INSTRUCTIONS TO FOLLOW:
Output the first line of the listing and each line after it, up to and including the line that contains "(0,0) rectangle (1771,1069);", exactly as written, minus the pictures.
** Start DATA SHOWN **
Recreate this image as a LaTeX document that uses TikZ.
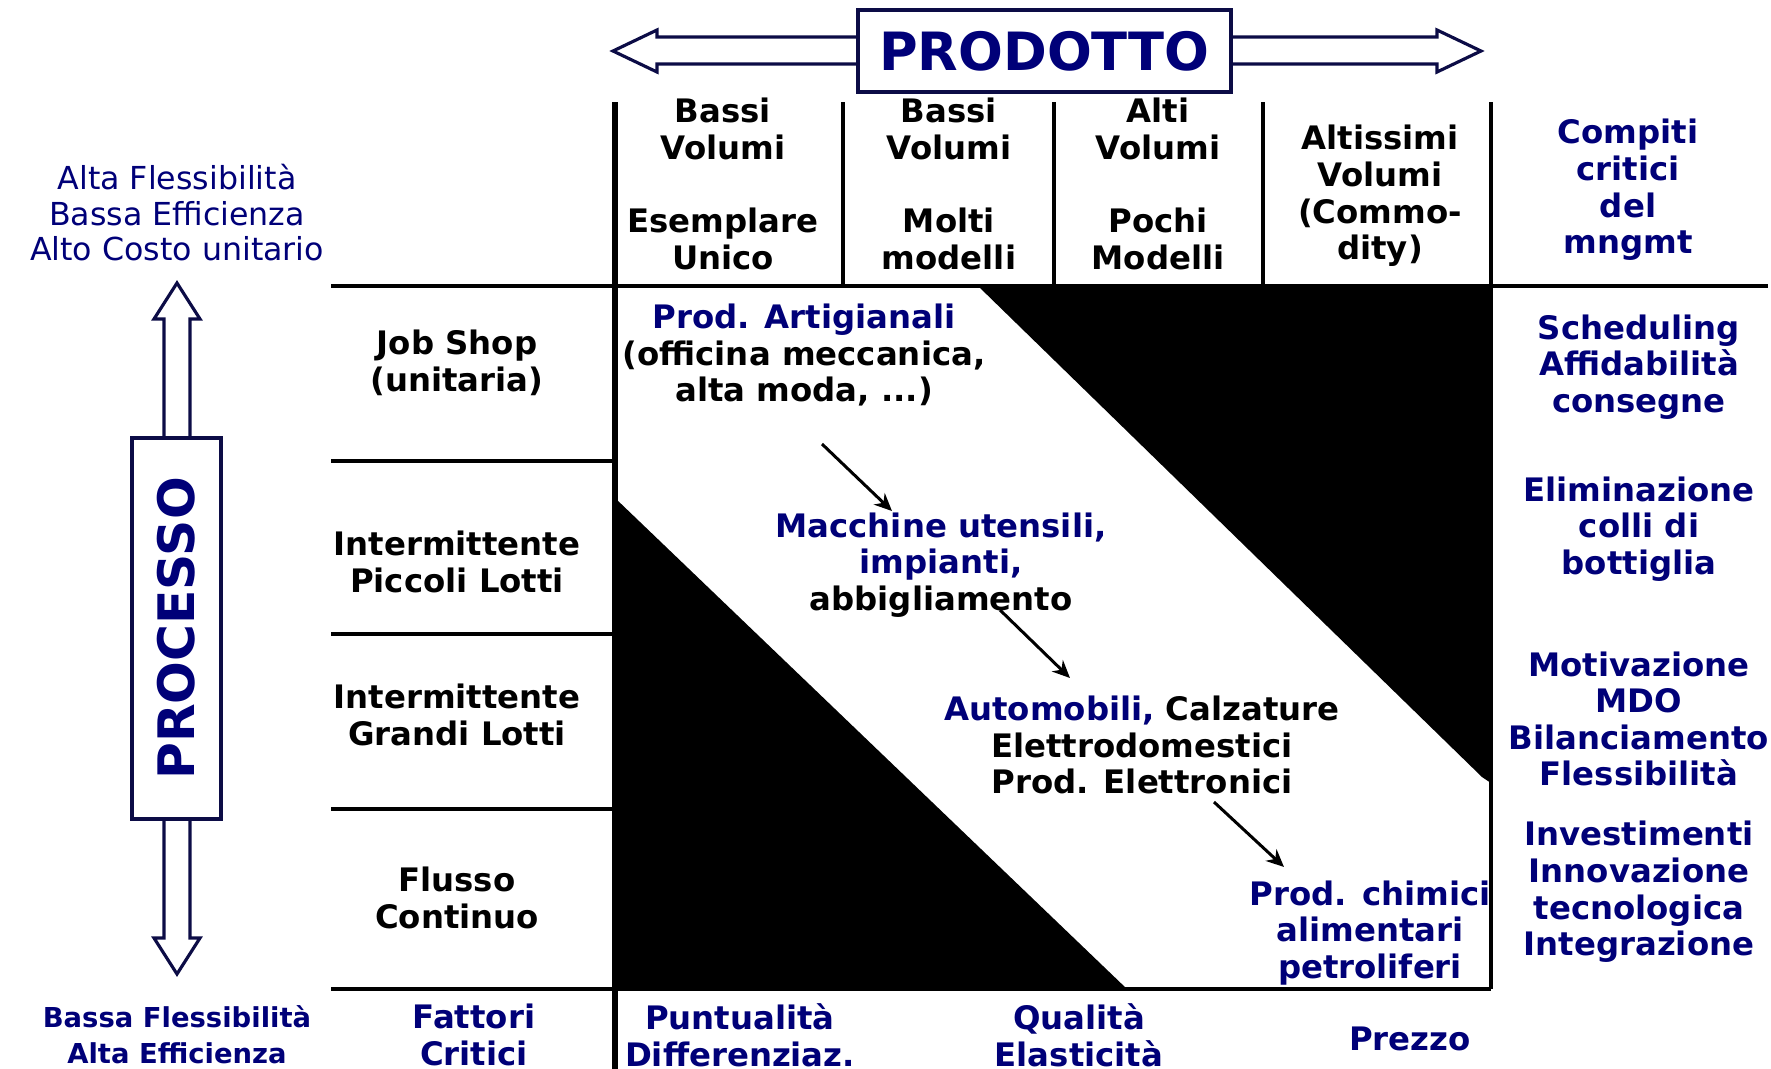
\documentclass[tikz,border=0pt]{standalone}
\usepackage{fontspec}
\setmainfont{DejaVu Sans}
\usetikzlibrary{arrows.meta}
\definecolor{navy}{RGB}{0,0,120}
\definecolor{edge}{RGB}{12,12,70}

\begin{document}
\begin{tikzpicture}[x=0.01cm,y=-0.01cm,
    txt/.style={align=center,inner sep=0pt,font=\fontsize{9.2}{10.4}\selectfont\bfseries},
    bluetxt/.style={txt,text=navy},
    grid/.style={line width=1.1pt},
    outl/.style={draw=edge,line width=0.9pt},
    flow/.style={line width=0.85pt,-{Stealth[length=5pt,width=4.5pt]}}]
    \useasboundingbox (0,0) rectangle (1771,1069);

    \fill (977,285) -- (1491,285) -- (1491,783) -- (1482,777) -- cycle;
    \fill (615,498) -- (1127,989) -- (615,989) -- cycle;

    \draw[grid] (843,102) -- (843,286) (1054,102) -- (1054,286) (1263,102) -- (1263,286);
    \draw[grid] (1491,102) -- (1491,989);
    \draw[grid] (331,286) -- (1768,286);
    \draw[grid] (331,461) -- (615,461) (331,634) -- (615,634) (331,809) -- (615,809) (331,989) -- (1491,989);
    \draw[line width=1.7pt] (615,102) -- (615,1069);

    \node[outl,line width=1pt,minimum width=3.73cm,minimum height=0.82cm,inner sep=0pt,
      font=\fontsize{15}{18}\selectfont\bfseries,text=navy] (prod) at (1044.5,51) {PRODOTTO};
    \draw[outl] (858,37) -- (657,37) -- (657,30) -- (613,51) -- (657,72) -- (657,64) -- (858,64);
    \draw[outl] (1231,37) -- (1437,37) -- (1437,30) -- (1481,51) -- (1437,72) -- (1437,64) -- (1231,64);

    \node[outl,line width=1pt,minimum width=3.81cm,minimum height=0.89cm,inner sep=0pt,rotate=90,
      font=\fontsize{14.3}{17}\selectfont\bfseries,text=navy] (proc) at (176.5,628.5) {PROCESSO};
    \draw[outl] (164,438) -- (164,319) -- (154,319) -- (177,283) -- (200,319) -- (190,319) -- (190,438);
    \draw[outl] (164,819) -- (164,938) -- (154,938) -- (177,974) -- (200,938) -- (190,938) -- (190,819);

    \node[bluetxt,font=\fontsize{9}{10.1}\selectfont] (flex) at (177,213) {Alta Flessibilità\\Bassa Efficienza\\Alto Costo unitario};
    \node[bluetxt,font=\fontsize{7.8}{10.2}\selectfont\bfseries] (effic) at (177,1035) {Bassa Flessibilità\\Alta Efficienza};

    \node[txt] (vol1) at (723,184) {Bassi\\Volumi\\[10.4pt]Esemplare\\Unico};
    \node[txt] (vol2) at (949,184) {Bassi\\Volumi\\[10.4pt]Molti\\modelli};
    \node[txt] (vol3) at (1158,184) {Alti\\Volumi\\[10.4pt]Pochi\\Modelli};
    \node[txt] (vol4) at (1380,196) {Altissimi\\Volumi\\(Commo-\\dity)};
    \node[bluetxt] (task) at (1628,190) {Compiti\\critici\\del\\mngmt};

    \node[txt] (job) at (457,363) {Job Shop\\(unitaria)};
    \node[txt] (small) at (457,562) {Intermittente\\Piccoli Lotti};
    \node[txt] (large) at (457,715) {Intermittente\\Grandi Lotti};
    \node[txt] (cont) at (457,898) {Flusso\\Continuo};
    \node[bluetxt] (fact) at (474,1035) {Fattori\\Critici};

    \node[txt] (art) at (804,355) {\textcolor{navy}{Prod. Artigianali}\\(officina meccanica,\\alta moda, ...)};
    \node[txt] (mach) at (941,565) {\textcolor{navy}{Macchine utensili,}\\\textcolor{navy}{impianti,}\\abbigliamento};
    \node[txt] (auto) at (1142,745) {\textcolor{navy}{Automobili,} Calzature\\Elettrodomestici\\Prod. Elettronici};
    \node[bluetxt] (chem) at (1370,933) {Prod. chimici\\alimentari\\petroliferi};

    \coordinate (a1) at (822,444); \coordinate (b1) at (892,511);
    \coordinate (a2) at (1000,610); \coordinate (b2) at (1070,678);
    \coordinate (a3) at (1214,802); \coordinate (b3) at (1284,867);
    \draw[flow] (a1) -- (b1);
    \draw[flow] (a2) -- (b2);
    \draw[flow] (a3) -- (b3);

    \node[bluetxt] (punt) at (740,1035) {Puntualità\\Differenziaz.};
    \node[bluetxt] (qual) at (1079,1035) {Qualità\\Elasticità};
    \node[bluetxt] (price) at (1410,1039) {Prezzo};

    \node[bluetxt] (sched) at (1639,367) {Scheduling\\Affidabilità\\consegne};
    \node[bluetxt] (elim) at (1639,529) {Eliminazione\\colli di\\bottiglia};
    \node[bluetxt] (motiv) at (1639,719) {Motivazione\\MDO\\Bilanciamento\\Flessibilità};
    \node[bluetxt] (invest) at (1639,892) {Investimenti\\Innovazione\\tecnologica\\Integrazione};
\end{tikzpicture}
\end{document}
** End DATA SHOWN **
SOLUTION FOR THIS TASK:
Recreate this image as a LaTeX document that uses TikZ.
\documentclass[tikz,border=0pt]{standalone}
\usepackage{fontspec}
\setmainfont{DejaVu Sans}
\usetikzlibrary{arrows.meta}
\definecolor{navy}{RGB}{0,0,120}
\definecolor{edge}{RGB}{12,12,70}

\begin{document}
\begin{tikzpicture}[x=0.01cm,y=-0.01cm,
    txt/.style={align=center,inner sep=0pt,font=\fontsize{9.2}{10.4}\selectfont\bfseries},
    bluetxt/.style={txt,text=navy},
    grid/.style={line width=1.1pt},
    outl/.style={draw=edge,line width=0.9pt},
    flow/.style={line width=0.85pt,-{Stealth[length=5pt,width=4.5pt]}}]
    \useasboundingbox (0,0) rectangle (1771,1069);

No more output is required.